You can’t clean yourself up enough to come to God. And that’s why Jesus had to die on the cross. Repentance is not cleaning your life up.
Repentance is a change of mind. That’s what the word literally means in the Greek, is a change of mind. And so the way I have described the word repentance, that means, yes, I’m still a sinner, but now I hate it where I used to revel in it.
And now I realize it’s a problem that needs to be fixed and dealt with instead of just enjoying it. And so the way I have described repentance is it’s agreeing with God about sin. And it doesn’t mean my sin has stopped.
But I’m now agreeing with God that this is a problem. And that He’s right. And these things that I want and these things that I sometimes do are wrong.
And He’s right to step in and chasten me. That’s repentance. It’s agreeing with God.
And that’s what Daniel’s done here on behalf of his country. He’s agreed with God about their sin. But it’s not just that.
If he had left off there, I mean, it says a lot about Daniel’s character, but we start getting into where he finally, after he’s dealt with God, after he’s confessed, after there’s been repentance, then he gets around to, God, can you please help us? Because he says in verse 15, And now, O Lord our God, that has brought thy people forth out of the land of Egypt with a mighty hand, and has gotten thee renown, as at this day we have sinned, We have done wickedly. He’s pointing back to all the things that God’s done for him before, and I submit to you this is part of continuing to praise God no matter where you are.
He says, some of us still remember how you’ve taken care of us in the past. Some of us still remember how you led us out of Egypt. In verse 16, he said, O Lord, according to all thy righteousness, I beseech thee, let thine anger and thy fury be turned away from thy city Jerusalem. He says, according to your righteousness, Do what’s right, but I beg you to turn away your wrath.
He’s praying and he’s pleading for God’s mercy for his nation. Let your fury be turned away from thy city, Jerusalem, thy holy mountain, because for our sins and for the iniquities of our fathers, Jerusalem and thy people are become a reproach to all that are about us. He said the people look at us and we’re a reproach.
The other countries look at us and they laugh at us and they mock us. And by the way, when the other countries in the Old Testament that were around them would mock Israel. They weren’t just making fun of Israel.
They were making fun of Israel’s God. Because they were saying, oh, see, you were conquered by the Babylonians. Your God’s not so tough after all.
In verse 17, he says, Now therefore, O our God, hear the prayer of thy servant and his supplications, and cause thy face to shine upon thy sanctuary that is desolate for the Lord’s sake. He said, not even for us. Yes, we ask you to have mercy on us.
We want you to spare us. but he said not even just for us, but for your own glory. We want to see your glory proclaimed in the temple again.
We want to see your sanctuary.

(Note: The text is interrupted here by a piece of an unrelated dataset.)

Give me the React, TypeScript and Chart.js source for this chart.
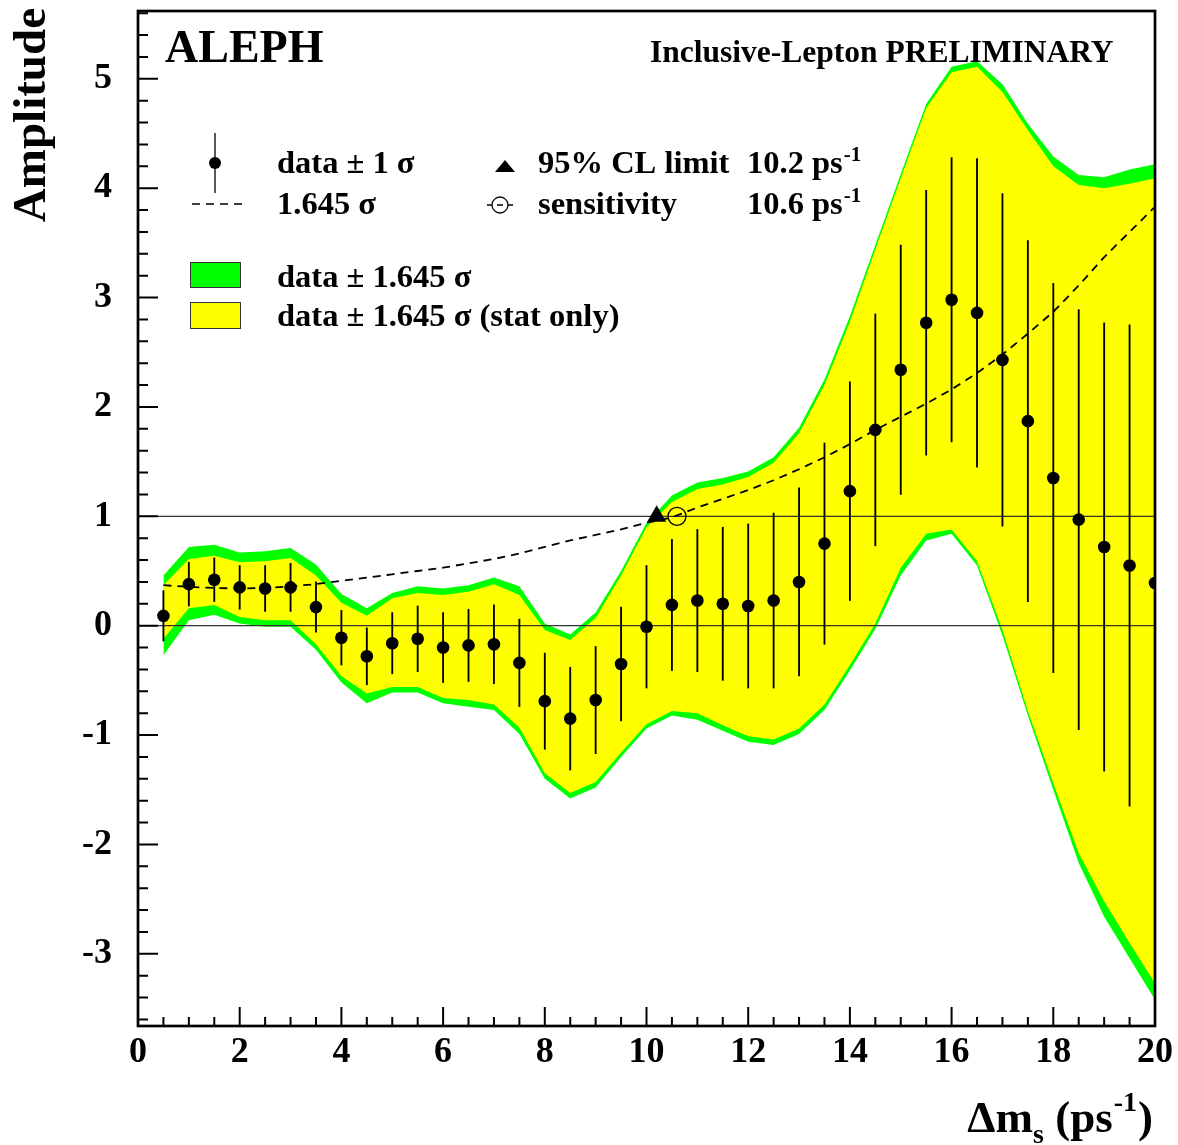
import React, { useEffect, useRef } from "react";
import { Chart, registerables } from "chart.js";

Chart.register(...registerables);

// ---- data ----
const massDiff = [0.5, 1, 1.5, 2, 2.5, 3, 3.5, 4, 4.5, 5, 5.5, 6, 6.5, 7, 7.5, 8, 8.5, 9, 9.5, 10,
  10.5, 11, 11.5, 12, 12.5, 13, 13.5, 14, 14.5, 15, 15.5, 16, 16.5, 17, 17.5, 18, 18.5, 19, 19.5, 20];

const amplitude = [0.09, 0.38, 0.42, 0.35, 0.34, 0.35, 0.17, -0.11, -0.28, -0.16, -0.12, -0.2, -0.18, -0.17, -0.34, -0.69, -0.85, -0.68, -0.35, -0.01,
  0.19, 0.23, 0.2, 0.18, 0.23, 0.4, 0.75, 1.23, 1.79, 2.34, 2.77, 2.98, 2.86, 2.43, 1.87, 1.35, 0.97, 0.72, 0.55, 0.39];

const sigma = [0.23, 0.2, 0.2, 0.2, 0.21, 0.22, 0.23, 0.25, 0.26, 0.28, 0.3, 0.32, 0.33, 0.36, 0.4, 0.44, 0.47, 0.49, 0.52, 0.56,
  0.6, 0.65, 0.7, 0.75, 0.8, 0.86, 0.92, 1.0, 1.06, 1.14, 1.21, 1.3, 1.41, 1.52, 1.65, 1.78, 1.92, 2.05, 2.2, 2.35];

const totalBandUpper = [0.46, 0.72, 0.74, 0.67, 0.68, 0.71, 0.56, 0.29, 0.16, 0.3, 0.36, 0.34, 0.37, 0.44, 0.36, 0.02, -0.08, 0.12, 0.5, 0.94,
  1.19, 1.31, 1.35, 1.41, 1.54, 1.81, 2.25, 2.83, 3.48, 4.13, 4.77, 5.11, 5.16, 4.95, 4.59, 4.29, 4.12, 4.1, 4.17, 4.22];

const totalBandLower = [-0.27, 0.05, 0.1, 0.02, -0.01, -0.01, -0.22, -0.52, -0.71, -0.61, -0.61, -0.71, -0.74, -0.77, -0.99, -1.4, -1.58, -1.48, -1.2, -0.94,
  -0.82, -0.86, -0.96, -1.06, -1.09, -0.99, -0.77, -0.41, -0.03, 0.46, 0.78, 0.84, 0.55, -0.09, -0.82, -1.5, -2.17, -2.66, -3.04, -3.42];

const statBandUpper = [0.37, 0.61, 0.64, 0.58, 0.59, 0.62, 0.46, 0.21, 0.09, 0.25, 0.3, 0.28, 0.31, 0.38, 0.28, -0.04, -0.13, 0.07, 0.46, 0.9,
  1.13, 1.25, 1.29, 1.36, 1.49, 1.76, 2.2, 2.78, 3.44, 4.09, 4.73, 5.06, 5.11, 4.88, 4.53, 4.2, 4.03, 4.0, 4.04, 4.09];

const statBandLower = [-0.12, 0.16, 0.19, 0.08, 0.05, 0.05, -0.17, -0.46, -0.62, -0.56, -0.56, -0.66, -0.68, -0.72, -0.93, -1.35, -1.53, -1.43, -1.16, -0.9,
  -0.78, -0.8, -0.91, -1.01, -1.04, -0.94, -0.72, -0.36, 0.02, 0.53, 0.84, 0.88, 0.59, -0.04, -0.78, -1.44, -2.08, -2.52, -2.9, -3.27];

const sensitivityCurve = [0.37, 0.355, 0.345, 0.34, 0.345, 0.36, 0.38, 0.41, 0.44, 0.47, 0.5, 0.53, 0.57, 0.61, 0.66, 0.72, 0.78, 0.83, 0.88, 0.94,
  0.99, 1.08, 1.16, 1.24, 1.33, 1.43, 1.54, 1.66, 1.79, 1.91, 2.03, 2.16, 2.31, 2.48, 2.67, 2.87, 3.11, 3.37, 3.6, 3.83];

const refLineX = [0, 20];
const zeroLevel = [0, 0];
const unitLevel = [1, 1];

const limitPoint = { x: 10.2, y: 1.0 };
const sensitivityPoint = { x: 10.6, y: 1.0 };

const xTickValues = [0, 2, 4, 6, 8, 10, 12, 14, 16, 18, 20];
const yTickValues = [-3, -2, -1, 0, 1, 2, 3, 4, 5];

const X_MIN = 0;
const X_MAX = 20;
const Y_MIN = -3.66;
const Y_MAX = 5.62;

const FF = "'Liberation Serif', 'Times New Roman', serif";
const GREEN = "#00ff00";
const YELLOW = "#ffff00";

function pts(xs: number[], ys: number[]) {
  return xs.map((x, i) => ({ x, y: ys[i] }));
}

function textWithSup(ctx: CanvasRenderingContext2D, base: string, sup: string, x: number, y: number, baseFont: string, supFont: string, rise: number) {
  ctx.font = baseFont;
  ctx.fillText(base, x, y);
  const w = ctx.measureText(base).width;
  ctx.font = supFont;
  ctx.fillText(sup, x + w + 1, y - rise);
}

const decorPlugin = {
  id: "decor",
  afterDraw(chart: any) {
    const ctx: CanvasRenderingContext2D = chart.ctx;
    const { left, right, top, bottom } = chart.chartArea;
    const xs = chart.scales.x;
    const ys = chart.scales.y;
    ctx.save();
    // ticks (inward)
    ctx.strokeStyle = "#000";
    ctx.lineWidth = 2;
    ctx.beginPath();
    for (let k = 0; k <= 40; k++) {
      const v = k * 0.5;
      const px = xs.getPixelForValue(v);
      const len = k % 4 === 0 ? 19 : 9;
      ctx.moveTo(px, bottom);
      ctx.lineTo(px, bottom - len);
    }
    for (let k = -18; k <= 28; k++) {
      const v = k / 5;
      const py = ys.getPixelForValue(v);
      const len = k % 5 === 0 ? 20 : 10;
      ctx.moveTo(left, py);
      ctx.lineTo(left + len, py);
    }
    ctx.stroke();
    // frame
    ctx.lineWidth = 2.7;
    ctx.strokeRect(left, top, right - left, bottom - top);

    // texts
    ctx.fillStyle = "#000";
    ctx.textAlign = "left";
    ctx.textBaseline = "alphabetic";
    ctx.font = `bold 46px ${FF}`;
    ctx.fillText("ALEPH", 165, 62);
    ctx.font = `bold 31.5px ${FF}`;
    ctx.fillText("Inclusive-Lepton PRELIMINARY", 650, 62);

    // legend
    const lf = `bold 32.5px ${FF}`;
    const sf = `bold 21px ${FF}`;
    // error bar icon
    ctx.lineWidth = 1.3;
    ctx.beginPath();
    ctx.moveTo(215, 133);
    ctx.lineTo(215, 193);
    ctx.stroke();
    ctx.beginPath();
    ctx.arc(215, 163, 6, 0, Math.PI * 2);
    ctx.fill();
    // dashed icon
    ctx.setLineDash([8, 6]);
    ctx.lineWidth = 1.6;
    ctx.beginPath();
    ctx.moveTo(192, 204);
    ctx.lineTo(242, 204);
    ctx.stroke();
    ctx.setLineDash([]);
    // triangle icon
    ctx.beginPath();
    ctx.moveTo(505, 160);
    ctx.lineTo(515, 172);
    ctx.lineTo(495, 172);
    ctx.closePath();
    ctx.fill();
    // circle icon
    ctx.lineWidth = 1.3;
    ctx.beginPath();
    ctx.moveTo(487, 205); ctx.lineTo(492, 205);
    ctx.moveTo(497, 205); ctx.lineTo(503, 205);
    ctx.moveTo(508, 205); ctx.lineTo(513, 205);
    ctx.stroke();
    ctx.beginPath();
    ctx.arc(500, 205, 8, 0, Math.PI * 2);
    ctx.stroke();
    // boxes
    ctx.lineWidth = 1;
    ctx.strokeStyle = "#333";
    ctx.fillStyle = GREEN;
    ctx.fillRect(190, 262, 50, 25);
    ctx.strokeRect(190.5, 262.5, 50, 25);
    ctx.fillStyle = YELLOW;
    ctx.fillRect(190, 302, 50, 26);
    ctx.strokeRect(190.5, 302.5, 50, 26);
    ctx.fillStyle = "#000";
    ctx.font = lf;
    ctx.fillText("data \u00b1 1 \u03c3", 277, 173);
    ctx.fillText("1.645 \u03c3", 277, 214);
    ctx.fillText("95% CL limit", 538, 173);
    ctx.fillText("sensitivity", 538, 214);
    textWithSup(ctx, "10.2 ps", "-1", 747, 173, lf, sf, 12);
    textWithSup(ctx, "10.6 ps", "-1", 747, 214, lf, sf, 12);
    ctx.font = lf;
    ctx.fillText("data \u00b1 1.645 \u03c3", 277, 287);
    ctx.fillText("data \u00b1 1.645 \u03c3 (stat only)", 277, 326);

    // x-axis title: Δm_s (ps^-1)
    const big = `bold 45px ${FF}`;
    const small = `bold 28px ${FF}`;
    ctx.font = big;
    const w1 = ctx.measureText("\u0394m").width;
    const w3 = ctx.measureText(" (ps").width;
    const w5 = ctx.measureText(")").width;
    ctx.font = small;
    const w2 = ctx.measureText("s").width;
    const w4 = ctx.measureText("-1").width;
    const total = w1 + w2 + w3 + w4 + w5 + 2;
    let cx = 1153 - total;
    const by = 1132;
    ctx.font = big;
    ctx.fillText("\u0394m", cx, by); cx += w1;
    ctx.font = small;
    ctx.fillText("s", cx, by + 11); cx += w2;
    ctx.font = big;
    ctx.fillText(" (ps", cx, by); cx += w3 + 1;
    ctx.font = small;
    ctx.fillText("-1", cx, by - 21); cx += w4 + 1;
    ctx.font = big;
    ctx.fillText(")", cx, by);

    // y-axis title
    ctx.save();
    ctx.translate(45, 8);
    ctx.rotate(-Math.PI / 2);
    ctx.textAlign = "right";
    ctx.font = `bold 47px ${FF}`;
    ctx.fillText("Amplitude", 0, 0);
    ctx.restore();

    ctx.restore();
  },
};

export default function App() {
  const ref = useRef<HTMLCanvasElement>(null);
  useEffect(() => {
    const canvas = ref.current;
    if (!canvas) return;
    const errorBars = massDiff.map((x, i) => ({ x, y: [amplitude[i] - sigma[i], amplitude[i] + sigma[i]] }));
    const tickFont = { family: FF, size: 36, weight: "bold" as const };
    const chart = new Chart(canvas, {
      type: "line",
      data: {
        datasets: [
          { label: "green upper", data: pts(massDiff, totalBandUpper), fill: "+1", backgroundColor: GREEN, borderColor: "rgba(0,0,0,0)", borderWidth: 0, pointRadius: 0, tension: 0, order: 10 } as any,
          { label: "green lower", data: pts(massDiff, totalBandLower), fill: false, borderColor: "rgba(0,0,0,0)", borderWidth: 0, pointRadius: 0, tension: 0, order: 9 },
          { label: "yellow upper", data: pts(massDiff, statBandUpper), fill: "+1", backgroundColor: YELLOW, borderColor: "rgba(0,0,0,0)", borderWidth: 0, pointRadius: 0, tension: 0, order: 8 },
          { label: "yellow lower", data: pts(massDiff, statBandLower), fill: false, borderColor: "rgba(0,0,0,0)", borderWidth: 0, pointRadius: 0, tension: 0, order: 7 },
          { label: "zero", data: pts(refLineX, zeroLevel), borderColor: "#333", borderWidth: 1.3, pointRadius: 0, fill: false, order: 6 },
          { label: "one", data: pts(refLineX, unitLevel), borderColor: "#333", borderWidth: 1.3, pointRadius: 0, fill: false, order: 5 },
          { label: "1.645 sigma", data: pts(massDiff, sensitivityCurve), borderColor: "#000", borderWidth: 1.8, borderDash: [8, 6], pointRadius: 0, fill: false, tension: 0, order: 4 },
          { type: "bar", label: "errors", data: errorBars as any, backgroundColor: "#000", borderWidth: 0, barThickness: 1.2, order: 3 } as any,
          { label: "data", data: pts(massDiff, amplitude), showLine: false, pointRadius: 6.3, pointBackgroundColor: "#000", pointBorderWidth: 0, borderColor: "#000", order: 2 },
          { label: "limit", data: [limitPoint], showLine: false, pointStyle: "triangle", pointRadius: 11, pointBackgroundColor: "#000", pointBorderColor: "#000", pointBorderWidth: 0, order: 1 },
          { label: "sensitivity", data: [sensitivityPoint], showLine: false, pointStyle: "circle", pointRadius: 9, pointBackgroundColor: "rgba(0,0,0,0)", pointBorderColor: "#000", pointBorderWidth: 1.3, order: 0 },
        ],
      },
      options: {
        responsive: false,
        animation: false,
        devicePixelRatio: 1,
        events: [],
        layout: { padding: { left: 0, right: 23, top: 11, bottom: 0 } },
        plugins: { legend: { display: false }, tooltip: { enabled: false }, title: { display: false } },
        scales: {
          x: {
            type: "linear",
            min: X_MIN,
            max: X_MAX,
            offset: false,
            grid: { display: false, drawTicks: false },
            border: { display: false },
            afterBuildTicks: (s: any) => { s.ticks = xTickValues.map((v) => ({ value: v })); },
            afterFit: (s: any) => { s.height = 119; s.paddingLeft = 0; s.paddingRight = 0; },
            ticks: { font: tickFont, color: "#000", padding: 5, maxRotation: 0, autoSkip: false, callback: (v: any) => String(v) },
          },
          y: {
            type: "linear",
            min: Y_MIN,
            max: Y_MAX,
            grid: { display: false, drawTicks: false },
            border: { display: false },
            afterBuildTicks: (s: any) => { s.ticks = yTickValues.map((v) => ({ value: v })); },
            afterFit: (s: any) => { s.width = 138; s.paddingTop = 0; s.paddingBottom = 0; },
            ticks: { font: tickFont, color: "#000", padding: 26, autoSkip: false, callback: (v: any) => String(v) },
          },
        },
      },
      plugins: [decorPlugin],
    } as any);
    return () => chart.destroy();
  }, []);
  return (
    <div style={{ position: "absolute", left: 0, top: 0, width: 1178, height: 1145, background: "#fff" }}>
      <canvas ref={ref} width={1178} height={1145} style={{ width: 1178, height: 1145, display: "block" }} />
    </div>
  );
}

We want to see your sanctuary that’s desolate be restored to worship. We want to see the offerings being done.
We want to see the incense being offered. We want to see the priests going in and acknowledging that you are who you claim to be. We want to see the blood go into the mercy seat.
We want to see all these things happen, and we want to see the name of God be praised. in our land again. And so he says in verse 18, Oh my God, incline thine ear and hear, open thine eyes and behold our desolations.
Now, he’s not saying this because God can’t see or God hasn’t been listening, but he’s just pleading with God to have mercy. And the city which is called by thy name, for we do not present our supplications before thee for our righteousness, but for thy great mercies. This is so important.